**Stored dataset items:**
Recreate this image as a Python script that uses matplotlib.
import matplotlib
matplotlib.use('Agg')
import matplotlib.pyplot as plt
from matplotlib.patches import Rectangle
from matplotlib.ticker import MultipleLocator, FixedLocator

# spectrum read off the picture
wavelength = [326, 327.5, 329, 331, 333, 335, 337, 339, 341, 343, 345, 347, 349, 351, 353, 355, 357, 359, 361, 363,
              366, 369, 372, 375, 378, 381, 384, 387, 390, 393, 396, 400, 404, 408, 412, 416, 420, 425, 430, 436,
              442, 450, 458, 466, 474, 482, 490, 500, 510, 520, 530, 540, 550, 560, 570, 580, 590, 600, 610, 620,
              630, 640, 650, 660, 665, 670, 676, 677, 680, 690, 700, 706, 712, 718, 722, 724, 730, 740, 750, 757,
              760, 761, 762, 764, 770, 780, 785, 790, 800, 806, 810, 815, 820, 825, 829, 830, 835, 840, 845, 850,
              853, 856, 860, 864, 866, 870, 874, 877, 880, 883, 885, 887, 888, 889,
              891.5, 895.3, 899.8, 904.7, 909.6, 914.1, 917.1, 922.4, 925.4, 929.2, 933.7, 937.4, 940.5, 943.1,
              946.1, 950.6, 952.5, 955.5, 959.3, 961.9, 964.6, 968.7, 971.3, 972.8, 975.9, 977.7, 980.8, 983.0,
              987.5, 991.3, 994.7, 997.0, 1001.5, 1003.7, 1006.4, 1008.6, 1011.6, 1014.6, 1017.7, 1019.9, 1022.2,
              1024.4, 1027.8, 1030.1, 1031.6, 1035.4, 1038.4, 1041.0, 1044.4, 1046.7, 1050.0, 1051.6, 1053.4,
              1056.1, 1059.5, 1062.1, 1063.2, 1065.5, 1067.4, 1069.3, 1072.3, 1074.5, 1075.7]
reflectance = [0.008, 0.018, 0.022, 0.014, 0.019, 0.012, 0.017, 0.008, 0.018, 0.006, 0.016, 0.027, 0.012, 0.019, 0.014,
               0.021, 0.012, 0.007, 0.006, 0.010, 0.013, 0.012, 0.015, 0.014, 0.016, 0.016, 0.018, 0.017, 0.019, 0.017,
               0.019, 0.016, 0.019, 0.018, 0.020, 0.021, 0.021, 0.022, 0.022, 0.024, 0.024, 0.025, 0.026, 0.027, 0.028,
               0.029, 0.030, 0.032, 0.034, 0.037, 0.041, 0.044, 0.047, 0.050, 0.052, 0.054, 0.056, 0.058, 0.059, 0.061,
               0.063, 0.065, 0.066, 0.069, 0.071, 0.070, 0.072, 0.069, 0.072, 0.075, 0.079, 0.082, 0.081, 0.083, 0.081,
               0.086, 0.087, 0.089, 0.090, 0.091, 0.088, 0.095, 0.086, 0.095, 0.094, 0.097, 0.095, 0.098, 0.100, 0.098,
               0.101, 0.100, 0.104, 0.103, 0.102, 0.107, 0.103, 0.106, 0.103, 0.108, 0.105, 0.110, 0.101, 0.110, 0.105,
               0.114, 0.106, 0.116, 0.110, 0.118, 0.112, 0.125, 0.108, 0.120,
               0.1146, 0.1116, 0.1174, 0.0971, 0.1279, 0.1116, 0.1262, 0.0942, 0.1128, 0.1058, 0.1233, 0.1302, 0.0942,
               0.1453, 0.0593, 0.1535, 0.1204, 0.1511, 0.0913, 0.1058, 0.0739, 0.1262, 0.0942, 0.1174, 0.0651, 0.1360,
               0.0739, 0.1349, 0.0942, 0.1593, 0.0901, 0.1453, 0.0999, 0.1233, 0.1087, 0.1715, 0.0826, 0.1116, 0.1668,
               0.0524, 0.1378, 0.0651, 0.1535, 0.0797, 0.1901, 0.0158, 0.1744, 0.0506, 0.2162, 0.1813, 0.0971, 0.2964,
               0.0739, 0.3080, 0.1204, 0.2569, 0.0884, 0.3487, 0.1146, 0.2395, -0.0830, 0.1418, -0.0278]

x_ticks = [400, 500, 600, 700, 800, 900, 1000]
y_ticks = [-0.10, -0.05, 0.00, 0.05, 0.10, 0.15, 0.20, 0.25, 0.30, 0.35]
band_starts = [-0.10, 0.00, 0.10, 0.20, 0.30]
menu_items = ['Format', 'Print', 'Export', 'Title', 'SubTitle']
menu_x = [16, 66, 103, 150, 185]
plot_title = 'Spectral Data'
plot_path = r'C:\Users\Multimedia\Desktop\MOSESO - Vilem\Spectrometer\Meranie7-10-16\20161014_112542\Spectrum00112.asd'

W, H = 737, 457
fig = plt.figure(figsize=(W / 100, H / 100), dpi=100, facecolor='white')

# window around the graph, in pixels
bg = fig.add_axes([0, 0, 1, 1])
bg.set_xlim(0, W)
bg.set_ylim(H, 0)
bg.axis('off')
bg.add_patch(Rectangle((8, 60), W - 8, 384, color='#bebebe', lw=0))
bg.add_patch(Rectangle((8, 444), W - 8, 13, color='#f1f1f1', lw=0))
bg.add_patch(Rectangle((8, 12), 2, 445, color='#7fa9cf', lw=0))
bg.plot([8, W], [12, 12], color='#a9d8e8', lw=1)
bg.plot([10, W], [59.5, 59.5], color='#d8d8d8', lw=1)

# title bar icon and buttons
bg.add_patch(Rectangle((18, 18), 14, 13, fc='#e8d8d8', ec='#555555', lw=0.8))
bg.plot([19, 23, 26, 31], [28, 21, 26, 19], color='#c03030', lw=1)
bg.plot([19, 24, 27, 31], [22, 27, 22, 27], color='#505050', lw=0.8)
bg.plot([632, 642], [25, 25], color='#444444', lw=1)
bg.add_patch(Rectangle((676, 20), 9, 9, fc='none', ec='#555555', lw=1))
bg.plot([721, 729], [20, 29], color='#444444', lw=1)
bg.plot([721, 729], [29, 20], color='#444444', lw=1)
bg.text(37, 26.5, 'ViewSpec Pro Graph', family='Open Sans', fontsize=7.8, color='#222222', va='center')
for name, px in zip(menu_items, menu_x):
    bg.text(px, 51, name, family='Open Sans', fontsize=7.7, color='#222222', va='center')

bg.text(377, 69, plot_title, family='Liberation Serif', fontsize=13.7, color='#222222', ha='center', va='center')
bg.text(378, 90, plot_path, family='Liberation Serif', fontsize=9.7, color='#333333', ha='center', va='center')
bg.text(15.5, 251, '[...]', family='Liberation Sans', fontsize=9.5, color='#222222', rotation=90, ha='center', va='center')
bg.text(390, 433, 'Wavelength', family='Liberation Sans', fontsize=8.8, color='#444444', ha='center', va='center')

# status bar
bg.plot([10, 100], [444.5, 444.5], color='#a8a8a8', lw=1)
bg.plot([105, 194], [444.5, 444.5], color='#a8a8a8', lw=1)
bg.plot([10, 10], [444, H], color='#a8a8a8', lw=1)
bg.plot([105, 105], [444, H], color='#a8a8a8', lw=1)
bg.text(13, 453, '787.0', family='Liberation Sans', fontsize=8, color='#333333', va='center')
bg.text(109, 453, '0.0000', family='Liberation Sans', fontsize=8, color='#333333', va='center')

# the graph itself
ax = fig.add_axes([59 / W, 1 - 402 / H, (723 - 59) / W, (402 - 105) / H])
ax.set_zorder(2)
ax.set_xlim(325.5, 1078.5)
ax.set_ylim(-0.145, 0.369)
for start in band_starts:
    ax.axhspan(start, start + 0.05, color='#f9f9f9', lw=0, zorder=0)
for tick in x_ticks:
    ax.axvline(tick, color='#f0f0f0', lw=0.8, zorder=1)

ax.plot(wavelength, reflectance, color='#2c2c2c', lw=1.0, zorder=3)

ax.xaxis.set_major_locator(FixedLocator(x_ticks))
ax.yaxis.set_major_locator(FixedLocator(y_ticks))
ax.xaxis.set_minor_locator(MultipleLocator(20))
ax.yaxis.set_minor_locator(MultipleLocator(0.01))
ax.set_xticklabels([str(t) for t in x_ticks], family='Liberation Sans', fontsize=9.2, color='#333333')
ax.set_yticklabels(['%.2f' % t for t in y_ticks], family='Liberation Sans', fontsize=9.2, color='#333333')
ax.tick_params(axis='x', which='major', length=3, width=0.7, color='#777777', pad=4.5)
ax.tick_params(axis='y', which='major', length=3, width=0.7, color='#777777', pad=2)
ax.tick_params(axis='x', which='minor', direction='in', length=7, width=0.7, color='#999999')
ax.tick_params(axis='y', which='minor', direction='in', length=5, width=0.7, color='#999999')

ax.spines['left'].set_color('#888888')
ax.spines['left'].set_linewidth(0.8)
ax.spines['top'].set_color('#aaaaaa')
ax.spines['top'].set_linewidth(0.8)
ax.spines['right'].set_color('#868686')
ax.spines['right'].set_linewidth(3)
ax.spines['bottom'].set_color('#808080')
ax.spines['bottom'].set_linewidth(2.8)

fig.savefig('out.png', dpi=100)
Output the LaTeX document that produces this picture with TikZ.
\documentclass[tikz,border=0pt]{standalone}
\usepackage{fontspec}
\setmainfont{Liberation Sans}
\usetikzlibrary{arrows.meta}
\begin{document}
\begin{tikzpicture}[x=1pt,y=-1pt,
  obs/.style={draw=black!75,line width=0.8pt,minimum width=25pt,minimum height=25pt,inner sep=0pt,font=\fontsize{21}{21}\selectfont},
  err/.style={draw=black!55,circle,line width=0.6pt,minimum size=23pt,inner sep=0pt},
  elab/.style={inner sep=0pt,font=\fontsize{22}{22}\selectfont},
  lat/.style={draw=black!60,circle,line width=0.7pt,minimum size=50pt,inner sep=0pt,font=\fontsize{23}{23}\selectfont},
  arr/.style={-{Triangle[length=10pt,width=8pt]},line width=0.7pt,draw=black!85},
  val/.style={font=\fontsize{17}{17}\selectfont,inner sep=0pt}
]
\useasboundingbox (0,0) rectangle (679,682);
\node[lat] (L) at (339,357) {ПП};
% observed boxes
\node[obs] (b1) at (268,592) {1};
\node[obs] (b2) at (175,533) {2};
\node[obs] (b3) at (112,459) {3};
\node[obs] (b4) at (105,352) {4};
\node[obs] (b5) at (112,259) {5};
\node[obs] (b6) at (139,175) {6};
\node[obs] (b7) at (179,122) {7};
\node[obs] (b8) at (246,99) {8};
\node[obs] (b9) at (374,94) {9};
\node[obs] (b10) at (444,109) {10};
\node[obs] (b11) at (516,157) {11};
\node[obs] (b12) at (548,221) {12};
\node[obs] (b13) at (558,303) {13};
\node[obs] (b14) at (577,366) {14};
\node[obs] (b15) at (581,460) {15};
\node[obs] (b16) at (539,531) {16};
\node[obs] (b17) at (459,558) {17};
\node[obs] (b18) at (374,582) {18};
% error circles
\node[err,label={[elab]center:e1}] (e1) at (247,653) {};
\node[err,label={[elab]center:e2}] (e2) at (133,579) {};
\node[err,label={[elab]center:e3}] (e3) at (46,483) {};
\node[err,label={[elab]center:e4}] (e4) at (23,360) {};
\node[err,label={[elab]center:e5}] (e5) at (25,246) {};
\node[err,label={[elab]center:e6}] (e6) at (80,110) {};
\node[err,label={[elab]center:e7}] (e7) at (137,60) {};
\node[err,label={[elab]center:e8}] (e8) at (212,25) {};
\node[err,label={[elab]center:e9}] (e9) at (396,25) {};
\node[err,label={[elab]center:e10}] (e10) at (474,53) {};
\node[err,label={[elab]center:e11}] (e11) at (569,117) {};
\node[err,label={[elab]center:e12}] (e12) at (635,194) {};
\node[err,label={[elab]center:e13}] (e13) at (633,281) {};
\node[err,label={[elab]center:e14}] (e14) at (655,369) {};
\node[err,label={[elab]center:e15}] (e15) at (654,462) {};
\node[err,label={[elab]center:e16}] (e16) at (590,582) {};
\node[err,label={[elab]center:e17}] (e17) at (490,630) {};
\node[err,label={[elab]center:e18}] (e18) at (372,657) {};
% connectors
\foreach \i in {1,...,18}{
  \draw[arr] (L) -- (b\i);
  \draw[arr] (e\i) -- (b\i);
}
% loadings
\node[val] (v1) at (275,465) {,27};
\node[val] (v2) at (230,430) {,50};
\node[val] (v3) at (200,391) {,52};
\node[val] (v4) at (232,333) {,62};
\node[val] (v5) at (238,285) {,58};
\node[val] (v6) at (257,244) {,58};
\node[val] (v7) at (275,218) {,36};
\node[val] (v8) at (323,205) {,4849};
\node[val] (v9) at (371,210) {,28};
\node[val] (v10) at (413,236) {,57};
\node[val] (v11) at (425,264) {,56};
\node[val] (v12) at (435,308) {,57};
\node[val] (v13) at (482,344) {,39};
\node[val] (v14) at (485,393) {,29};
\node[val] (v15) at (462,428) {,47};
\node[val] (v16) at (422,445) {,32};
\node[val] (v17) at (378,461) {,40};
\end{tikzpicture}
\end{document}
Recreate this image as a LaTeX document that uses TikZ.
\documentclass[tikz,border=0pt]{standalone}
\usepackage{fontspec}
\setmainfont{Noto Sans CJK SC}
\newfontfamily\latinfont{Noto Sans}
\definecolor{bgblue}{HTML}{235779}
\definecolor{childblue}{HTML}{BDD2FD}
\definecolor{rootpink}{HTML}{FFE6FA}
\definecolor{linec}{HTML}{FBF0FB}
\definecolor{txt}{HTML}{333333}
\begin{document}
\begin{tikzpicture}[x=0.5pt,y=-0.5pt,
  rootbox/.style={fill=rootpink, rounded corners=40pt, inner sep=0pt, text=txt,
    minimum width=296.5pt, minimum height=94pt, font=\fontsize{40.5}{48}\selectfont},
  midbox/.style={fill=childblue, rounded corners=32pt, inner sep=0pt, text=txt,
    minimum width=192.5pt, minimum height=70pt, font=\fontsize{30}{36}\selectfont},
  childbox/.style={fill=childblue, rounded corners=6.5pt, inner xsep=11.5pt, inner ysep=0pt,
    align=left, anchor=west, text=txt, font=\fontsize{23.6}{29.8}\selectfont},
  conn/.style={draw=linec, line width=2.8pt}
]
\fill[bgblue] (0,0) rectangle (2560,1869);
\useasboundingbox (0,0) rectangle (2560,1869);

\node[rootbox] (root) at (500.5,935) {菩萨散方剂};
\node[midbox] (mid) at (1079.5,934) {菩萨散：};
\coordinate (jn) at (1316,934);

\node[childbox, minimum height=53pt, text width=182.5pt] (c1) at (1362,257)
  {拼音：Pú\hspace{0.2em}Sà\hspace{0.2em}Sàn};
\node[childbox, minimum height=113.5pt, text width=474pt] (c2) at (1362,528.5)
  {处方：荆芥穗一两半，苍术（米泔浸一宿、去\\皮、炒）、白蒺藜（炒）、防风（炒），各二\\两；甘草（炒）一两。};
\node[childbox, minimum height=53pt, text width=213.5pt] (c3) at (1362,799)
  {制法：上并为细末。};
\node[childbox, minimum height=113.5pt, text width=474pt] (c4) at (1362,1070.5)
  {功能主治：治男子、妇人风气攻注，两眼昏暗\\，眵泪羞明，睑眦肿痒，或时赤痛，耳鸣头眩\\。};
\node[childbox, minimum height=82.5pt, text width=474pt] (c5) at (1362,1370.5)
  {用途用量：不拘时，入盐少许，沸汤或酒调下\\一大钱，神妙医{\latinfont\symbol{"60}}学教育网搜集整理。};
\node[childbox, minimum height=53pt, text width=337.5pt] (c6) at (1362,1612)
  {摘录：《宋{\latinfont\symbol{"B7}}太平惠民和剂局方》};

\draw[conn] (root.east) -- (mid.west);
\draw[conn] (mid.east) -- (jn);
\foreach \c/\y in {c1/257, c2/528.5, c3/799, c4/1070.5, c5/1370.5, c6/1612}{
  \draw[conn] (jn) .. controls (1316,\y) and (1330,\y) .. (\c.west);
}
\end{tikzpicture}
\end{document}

**Do this:** Write out, exactly and with nothing else, the lines of the listing above from its first line through the line with "from matplotlib.ticker import".

**Solution:**
Recreate this image as a Python script that uses matplotlib.
import matplotlib
matplotlib.use('Agg')
import matplotlib.pyplot as plt
from matplotlib.patches import Rectangle
from matplotlib.ticker import MultipleLocator, FixedLocator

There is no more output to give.